Eran los años «inmediatamente anteriores al triunfo de la información como espectáculo; al menos así los califica ella. Cubrir el apartheid o escribir sobre las trapisondas de Pinochet para perpetuarse en el poder, aun no siendo ya dictador, le dieron una lección:

No se puede hablar de monstruos durante mucho tiempo seguido sin tener la impresión de que te crecen jorobas en la mente…

Había dos Marujas, la de andar por España y la que se la pasaba saltando de un destino a otro, con dos hitos en especial: el 86 en Chile, el 89 en Panamá. En un momento dado paró:

Encerré a la Maruja viajera, enferma de soledad y desarraigo; la encerré como se hacía con las locas en las novelas románticas del siglo XIX.

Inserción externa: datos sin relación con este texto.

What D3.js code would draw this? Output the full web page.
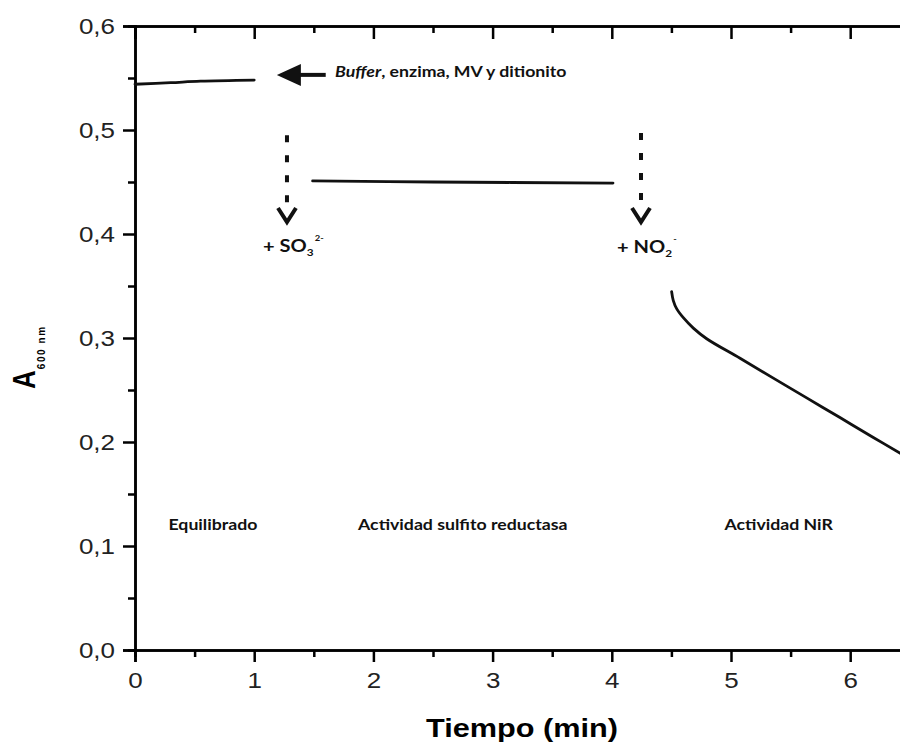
<!DOCTYPE html>
<html>
<head>
<meta charset="utf-8">
<script src="https://cdn.jsdelivr.net/npm/d3@7"></script>
<style>
body { margin: 0; background: #fff; }
svg { display: block; }
</style>
</head>
<body>
<div id="chart"></div>
<script>
var W = 900, H = 742,
	sx = 1.18; // the source figure is stretched sideways a little

// ---- data ----
var equilTime = [0, 0.3, 0.55, 1.0],
	equilAbs = [0.544, 0.5455, 0.547, 0.548];

var sulfTime = [1.49, 2.5, 4.01],
	sulfAbs = [0.451, 0.450, 0.449];

var nirTime = [4.502, 4.516, 4.545, 4.6, 4.684, 4.796, 5.076, 5.355, 5.635, 5.914, 6.194, 6.42],
	nirAbs = [0.3445, 0.336, 0.328, 0.3195, 0.3095, 0.2993, 0.2805, 0.2614, 0.2424, 0.2235, 0.2044, 0.1891];

var xTicks = [0, 1, 2, 3, 4, 5, 6],
	xMinor = [0.5, 1.5, 2.5, 3.5, 4.5, 5.5],
	yTicks = [0, 0.1, 0.2, 0.3, 0.4, 0.5, 0.6],
	yMinor = [0.05, 0.15, 0.25, 0.35, 0.45, 0.55];

var regionLabels = ["Equilibrado", "Actividad sulfito reductasa", "Actividad NiR"],
	regionX = [0.654, 2.75, 5.40],
	regionY = 0.1154;

// additions (dashed arrows), in data units
var addX = [1.275, 4.245],
	addTop = [0.495, 0.497],
	addTip = 0.4115;

var x = d3.scaleLinear().domain([0, 7]).range([135, 135 + 7 * 119.2]),
	y = d3.scaleLinear().domain([0, 0.6]).range([650, 26]);

var svg = d3.select("#chart").append("svg")
	.attr("width", W)
	.attr("height", H);

function zip(a, b) { return a.map(function(d, i) { return [d, b[i]]; }); }

function stretched(g, px, py, anchor) {
	return g.append("g")
		.attr("transform", "translate(" + px + "," + py + ") scale(" + sx + ",1)")
		.append("text")
		.attr("text-anchor", anchor || "start");
}

// ---- axes ----
var comma = function(d) { return d3.format(".1f")(d).replace(".", ","); };

function styleAxis(g) {
	g.selectAll(".domain").attr("stroke", "#000").attr("stroke-width", 2.5);
	g.selectAll(".tick line").attr("stroke", "#000").attr("stroke-width", 2.5);
}

var gxMinor = svg.append("g").attr("transform", "translate(0," + y(0) + ")")
	.call(d3.axisBottom(x).tickValues(xMinor).tickSize(7).tickFormat(""));
var gx = svg.append("g").attr("transform", "translate(0," + y(0) + ")")
	.call(d3.axisBottom(x).tickValues(xTicks).tickSize(12).tickPadding(10).tickFormat(d3.format("d")));
var gtMinor = svg.append("g").attr("transform", "translate(0," + y(0.6) + ")")
	.call(d3.axisTop(x).tickValues(xMinor).tickSize(-7).tickFormat(""));
var gt = svg.append("g").attr("transform", "translate(0," + y(0.6) + ")")
	.call(d3.axisTop(x).tickValues(xTicks).tickSize(-13).tickFormat(""));
var gyMinor = svg.append("g").attr("transform", "translate(" + x(0) + ",0)")
	.call(d3.axisLeft(y).tickValues(yMinor).tickSize(7).tickFormat(""));
var gy = svg.append("g").attr("transform", "translate(" + x(0) + ",0)")
	.call(d3.axisLeft(y).tickValues(yTicks).tickSize(12).tickPadding(8).tickFormat(comma));

[gxMinor, gx, gtMinor, gt, gyMinor, gy].forEach(styleAxis);

gx.selectAll(".tick text")
	.attr("font-family", "'Liberation Sans', Arial, sans-serif")
	.attr("font-size", 22)
	.attr("fill", "#222")
	.attr("transform", "scale(" + sx + ",1)");
gy.selectAll(".tick text")
	.attr("font-family", "'Liberation Sans', Arial, sans-serif")
	.attr("font-size", 22)
	.attr("fill", "#222")
	.attr("x", -20 / sx)
	.attr("transform", "scale(" + sx + ",1)");

// axis titles
stretched(svg, 522, 737, "middle")
	.attr("font-family", "'Liberation Sans', Arial, sans-serif")
	.attr("font-weight", "bold")
	.attr("font-size", 26)
	.attr("fill", "#000")
	.text("Tiempo (min)");

var yt = svg.append("g")
	.attr("transform", "translate(35,389) scale(" + sx + ",1) rotate(-90)")
	.append("text")
	.attr("font-family", "'Liberation Sans', Arial, sans-serif")
	.attr("font-weight", "bold")
	.attr("fill", "#000");
yt.append("tspan").attr("font-size", 26).text("A");
yt.append("tspan").attr("font-size", 10).attr("dy", 8.5).attr("dx", 1)
	.attr("letter-spacing", 1.6).text("600 nm");

// ---- data lines ----
var line = d3.line()
	.x(function(d) { return x(d[0]); })
	.y(function(d) { return y(d[1]); })
	.curve(d3.curveCatmullRom.alpha(0.5));

[zip(equilTime, equilAbs), zip(sulfTime, sulfAbs), zip(nirTime, nirAbs)].forEach(function(seg) {
	svg.append("path")
		.datum(seg)
		.attr("fill", "none")
		.attr("stroke", "#111")
		.attr("stroke-width", 2.8)
		.attr("stroke-linecap", "round")
		.attr("d", line);
});

// ---- annotations ----
var annoFont = "Lato, 'Open Sans', sans-serif";

// solid arrow pointing at the first segment
var bTip = [1.19, 0.553], bTail = [1.60, 0.553];
var tipX = x(bTip[0]), tipY = y(bTip[1]);
svg.append("line")
	.attr("x1", tipX + 20).attr("y1", tipY)
	.attr("x2", x(bTail[0])).attr("y2", y(bTail[1]))
	.attr("stroke", "#111")
	.attr("stroke-width", 4);
svg.append("path")
	.attr("d", "M" + tipX + "," + tipY + "L" + (tipX + 24) + "," + (tipY - 11) + "L" + (tipX + 24) + "," + (tipY + 11) + "Z")
	.attr("fill", "#111");

var bt = stretched(svg, x(1.678), y(0.551))
	.attr("font-family", annoFont)
	.attr("font-weight", "bold")
	.attr("font-size", 15)
	.attr("fill", "#111");
bt.append("tspan").attr("font-style", "italic").text("Buffer");
bt.append("tspan").text(", enzima, MV y ditionito");

// dashed arrows for the additions
addX.forEach(function(d, i) {
	var px = x(d), apex = y(addTip);
	svg.append("line")
		.attr("x1", px).attr("y1", y(addTop[i]))
		.attr("x2", px).attr("y2", apex - 16)
		.attr("stroke", "#111")
		.attr("stroke-width", 4)
		.attr("stroke-dasharray", "7,13");
	svg.append("path")
		.attr("d", "M" + (px - 9) + "," + (apex - 14) + "L" + px + "," + apex + "L" + (px + 9) + "," + (apex - 14))
		.attr("fill", "none")
		.attr("stroke", "#111")
		.attr("stroke-width", 4)
		.attr("stroke-linejoin", "miter");
});

function ionLabel(px, py, base, sub, sup) {
	var t = stretched(svg, px, py)
		.attr("font-family", annoFont)
		.attr("font-weight", "bold")
		.attr("font-size", 17)
		.attr("fill", "#111");
	t.append("tspan").text(base);
	t.append("tspan").attr("font-size", 10).attr("dy", 4).text(sub);
	t.append("tspan").attr("font-size", 8).attr("dy", -15).attr("dx", 1).text(sup);
}
ionLabel(x(1.074), y(0.3827), "+ SO", "3", "2-");
ionLabel(x(4.044), y(0.3817), "+ NO", "2", "-");

regionLabels.forEach(function(d, i) {
	stretched(svg, x(regionX[i]), y(regionY), "middle")
		.attr("font-family", annoFont)
		.attr("font-weight", "bold")
		.attr("font-size", 15)
		.attr("fill", "#111")
		.text(d);
});
</script>
</body>
</html>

Hay una reseña en internet que alaba excesivamente este libro, dice que ella escribe su autobiografía sin rencores; eso está por verse. Del ubicuo Pedro J. Ramírez (El Mundo, El Español) dice que es un buen creador y director de diarios populistas pero que ella no sabe por qué esa manía en él de medirse (primero) con Juan Luis Cebrián y, luego, tratar de borrarlo del mapa… sin éxito en ambos intentos, «a pesar de las ayudas extra que ha recibido». Un comentario que, seguramente de forma merecida, rebosa resentimiento. Agrega que el problema de Ramírez es cómo «amarillea tu material». En algún momento trabajo para él.

 

UNA ANÉCDOTA ADICIONAL

Sus aventuras en la isla canaria de Fuerteventura son dignas de mencionarse. Varias veces, Maruja se disfrazó y se insertó en un determinado grupo o ambiente para, posteriormente, hacer un reportaje vívido. Cuando se infiltró entre los machos vigilantes de la Legión, que en realidad eran solo eso, unos machos sin mucho que hacer, para bordar un reportaje en Diario 16, utilizó sus «relativos encantos» (sic) para ligarse un legionario y sacarle información:

Mi ligue con el hombre a quien llamé Antonio (no quería perjudicarle) llegó hasta sus últimas consecuencias y fue una experiencia agradable…

Vaya, vaya con la Maruja. En alguna parte dice que «eso se llama fatalidad, que es el encanto principal de los perdedores y la marca de champaña que bebemos los románticos.»